Monday, February 13, 2012

Passing On

At Comfort Keepers, we are often faced with the challenge of working with people who are in the end stages of life. While this can be a rewarding field of work, it can also take an emotional toll on our employees. 


At our offices, this past week has been especially difficult. We have lost 4 clients and have another actively dying. (To put it in perspective, we had previously lost 4 clients in the past four months.) Some of these clients were long-term clients who we have grown to love. In the process of providing care, we also get to know the families and loved ones. We feel the loss acutely.  






If I have said it once, I have said it a hundred times: You will grow close to your clients & their families. They will and do become your friends.When those clients then die, even when it expected, it can be hard to process the emotions. It can be especially tough if a Comfort Keeper is remaining in the home to continue providing service to a surviving spouse. We are the ones who remain when friends and family return to work and their regularly scheduled lives. Often, we are the ones who see the loss the surviving spouse faces in their day-to-day lives. It can force us to look at our own lives and to face our own mortality. 

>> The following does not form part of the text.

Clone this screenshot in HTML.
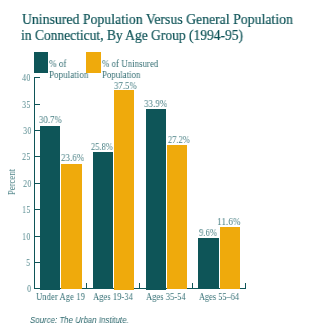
<!DOCTYPE html>
<html><head><meta charset="utf-8"><style>
html,body{margin:0;padding:0;background:#fff;width:304px;height:334px;overflow:hidden;position:relative}
.t{position:absolute;white-space:nowrap;transform-origin:0 0;will-change:transform}
</style></head><body>
<div id="title1" class="t" style="left:22.00px;top:12.00px;font-family:'Liberation Serif', serif;font-size:15px;line-height:15px;color:#0c5256;transform:scaleX(0.9193);-webkit-text-stroke:0.2px #0c5256">Uninsured Population Versus General Population</div>
<div id="title2" class="t" style="left:21.00px;top:28.00px;font-family:'Liberation Serif', serif;font-size:15px;line-height:15px;color:#0c5256;transform:scaleX(0.8997);-webkit-text-stroke:0.2px #0c5256">in Connecticut, By Age Group (1994-95)</div>
<div id="leg1" class="t" style="left:49.00px;top:58.00px;font-family:'Liberation Serif', serif;font-size:10px;line-height:11px;color:#356f74;transform:scaleX(0.9108);">% of<br>Population</div>
<div id="leg2" class="t" style="left:102.00px;top:58.00px;font-family:'Liberation Serif', serif;font-size:10px;line-height:11px;color:#356f74;transform:scaleX(0.8879);">% of Uninsured<br>Population</div>
<div id="v1" class="t" style="left:39.00px;top:115.00px;font-family:'Liberation Serif', serif;font-size:10px;line-height:10px;color:#4a8085;transform:scaleX(0.8800);">30.7%</div>
<div id="v2" class="t" style="left:61.00px;top:153.00px;font-family:'Liberation Serif', serif;font-size:10px;line-height:10px;color:#4a8085;transform:scaleX(0.8993);">23.6%</div>
<div id="v3" class="t" style="left:91.00px;top:142.00px;font-family:'Liberation Serif', serif;font-size:10px;line-height:10px;color:#4a8085;transform:scaleX(0.8446);">25.8%</div>
<div id="v4" class="t" style="left:114.00px;top:81.00px;font-family:'Liberation Serif', serif;font-size:10px;line-height:10px;color:#4a8085;transform:scaleX(0.8797);">37.5%</div>
<div id="v5" class="t" style="left:144.00px;top:99.00px;font-family:'Liberation Serif', serif;font-size:10px;line-height:10px;color:#4a8085;transform:scaleX(0.9000);">33.9%</div>
<div id="v6" class="t" style="left:168.00px;top:135.00px;font-family:'Liberation Serif', serif;font-size:10px;line-height:10px;color:#4a8085;transform:scaleX(0.8450);">27.2%</div>
<div id="v7" class="t" style="left:199.00px;top:228.00px;font-family:'Liberation Serif', serif;font-size:10px;line-height:10px;color:#4a8085;transform:scaleX(0.8657);">9.6%</div>
<div id="v8" class="t" style="left:217.00px;top:217.00px;font-family:'Liberation Serif', serif;font-size:10px;line-height:10px;color:#4a8085;transform:scaleX(0.9200);">11.6%</div>
<div id="x1" class="t" style="left:36.00px;top:292.00px;font-family:'Liberation Serif', serif;font-size:10.5px;line-height:10.5px;color:#3a7378;transform:scaleX(0.8300);">Under Age 19</div>
<div id="x2" class="t" style="left:93.00px;top:292.00px;font-family:'Liberation Serif', serif;font-size:10.5px;line-height:10.5px;color:#3a7378;transform:scaleX(0.8178);">Ages 19-34</div>
<div id="x3" class="t" style="left:146.00px;top:292.00px;font-family:'Liberation Serif', serif;font-size:10.5px;line-height:10.5px;color:#3a7378;transform:scaleX(0.8134);">Ages 35-54</div>
<div id="x4" class="t" style="left:199.00px;top:292.00px;font-family:'Liberation Serif', serif;font-size:10.5px;line-height:10.5px;color:#3a7378;transform:scaleX(0.7907);">Ages 55&ndash;64</div>
<div id="src" class="t" style="left:30.00px;top:316.00px;font-family:'Liberation Sans', sans-serif;font-size:8.5px;line-height:8.5px;color:#2d686d;transform:scaleX(0.9280);font-style:italic">Source: The Urban Institute.</div>
<div id="y40" class="t" style="left:auto;right:274.00px;top:73.00px;font-family:'Liberation Serif', serif;font-size:10.5px;line-height:10px;color:#5a8d92;transform:scaleX(0.8100);transform-origin:100% 0">40</div>
<div id="y35" class="t" style="left:auto;right:274.00px;top:100.00px;font-family:'Liberation Serif', serif;font-size:10.5px;line-height:10px;color:#5a8d92;transform:scaleX(0.8100);transform-origin:100% 0">35</div>
<div id="y30" class="t" style="left:auto;right:273.00px;top:126.00px;font-family:'Liberation Serif', serif;font-size:10.5px;line-height:10px;color:#5a8d92;transform:scaleX(0.8100);transform-origin:100% 0">30</div>
<div id="y25" class="t" style="left:auto;right:274.00px;top:152.00px;font-family:'Liberation Serif', serif;font-size:10.5px;line-height:10px;color:#5a8d92;transform:scaleX(0.8100);transform-origin:100% 0">25</div>
<div id="y20" class="t" style="left:auto;right:273.00px;top:179.00px;font-family:'Liberation Serif', serif;font-size:10.5px;line-height:10px;color:#5a8d92;transform:scaleX(0.8100);transform-origin:100% 0">20</div>
<div id="y15" class="t" style="left:auto;right:274.00px;top:205.00px;font-family:'Liberation Serif', serif;font-size:10.5px;line-height:10px;color:#5a8d92;transform:scaleX(0.8100);transform-origin:100% 0">15</div>
<div id="y10" class="t" style="left:auto;right:274.00px;top:232.00px;font-family:'Liberation Serif', serif;font-size:10.5px;line-height:10px;color:#5a8d92;transform:scaleX(0.8100);transform-origin:100% 0">10</div>
<div id="y5" class="t" style="left:auto;right:274.00px;top:258.00px;font-family:'Liberation Serif', serif;font-size:10.5px;line-height:10px;color:#5a8d92;transform:scaleX(0.8100);transform-origin:100% 0">5</div>
<div id="y0" class="t" style="left:auto;right:273.00px;top:284.00px;font-family:'Liberation Serif', serif;font-size:10.5px;line-height:10px;color:#5a8d92;transform:scaleX(0.8100);transform-origin:100% 0">0</div>
<div id="percent" class="t" style="left:-3.00px;top:177.00px;font-family:'Liberation Serif', serif;font-size:10px;line-height:10px;color:#4a8085;transform:rotate(-90deg) scaleX(0.8700);transform-origin:50% 50%;width:30px;text-align:center">Percent</div>
<div style="position:absolute;left:34px;top:52px;width:14px;height:21px;background:#0e5558"></div>
<div style="position:absolute;left:86px;top:52px;width:15px;height:21px;background:#efaa0c"></div>
<div style="position:absolute;left:34px;top:77px;width:1px;height:212px;background:#0e5558"></div>
<div style="position:absolute;left:34px;top:77px;width:6px;height:1px;background:#0e5558"></div>
<div style="position:absolute;left:34px;top:104px;width:6px;height:1px;background:#0e5558"></div>
<div style="position:absolute;left:34px;top:130px;width:6px;height:1px;background:#0e5558"></div>
<div style="position:absolute;left:34px;top:156px;width:6px;height:1px;background:#0e5558"></div>
<div style="position:absolute;left:34px;top:183px;width:6px;height:1px;background:#0e5558"></div>
<div style="position:absolute;left:34px;top:209px;width:6px;height:1px;background:#0e5558"></div>
<div style="position:absolute;left:34px;top:236px;width:6px;height:1px;background:#0e5558"></div>
<div style="position:absolute;left:34px;top:262px;width:6px;height:1px;background:#0e5558"></div>
<div style="position:absolute;left:34px;top:288px;width:212px;height:1px;background:#0e5558"></div>
<div style="position:absolute;left:86px;top:283px;width:1px;height:6px;background:#0e5558"></div>
<div style="position:absolute;left:139px;top:283px;width:1px;height:6px;background:#0e5558"></div>
<div style="position:absolute;left:192px;top:283px;width:1px;height:6px;background:#0e5558"></div>
<div style="position:absolute;left:245px;top:283px;width:1px;height:6px;background:#0e5558"></div>
<div style="position:absolute;left:40px;top:126px;width:20px;height:164px;background:#0e5558"></div>
<div style="position:absolute;left:61px;top:164px;width:21px;height:125px;background:#efaa0c"></div>
<div style="position:absolute;left:93px;top:152px;width:20px;height:137px;background:#0e5558"></div>
<div style="position:absolute;left:114px;top:90px;width:20px;height:200px;background:#efaa0c"></div>
<div style="position:absolute;left:146px;top:109px;width:20px;height:181px;background:#0e5558"></div>
<div style="position:absolute;left:167px;top:145px;width:20px;height:144px;background:#efaa0c"></div>
<div style="position:absolute;left:198px;top:238px;width:21px;height:51px;background:#0e5558"></div>
<div style="position:absolute;left:220px;top:227px;width:20px;height:62px;background:#efaa0c"></div>
</body></html>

It is important to note that everyone faces death, and the grief associated with it, differently. One person sobs openly for weeks on end; another bottles their grief at the funeral and puts it away, never to be seen again. It is not our place to judge how one grieves, but rather to show support and respect the wishes of the surviving family.We can recommend counselors or support groups and we can listen. Often, the grieving simply want the ability to remember, out loud, the person they have lost. 


I think the most important thing is to not allow the grief to consume you. Grief is healthy and has a place in our lives. We need to deal with it as we feel is best for our mental well-being, so long as it does not harm our physical well-being. The American Psychological Association has some great tips on dealing with death and dying.






As we say goodbye to those we have cared for, it is important to recall how we enhanced their last days and assisted them in maintaining the highest quality of life possible in their final days.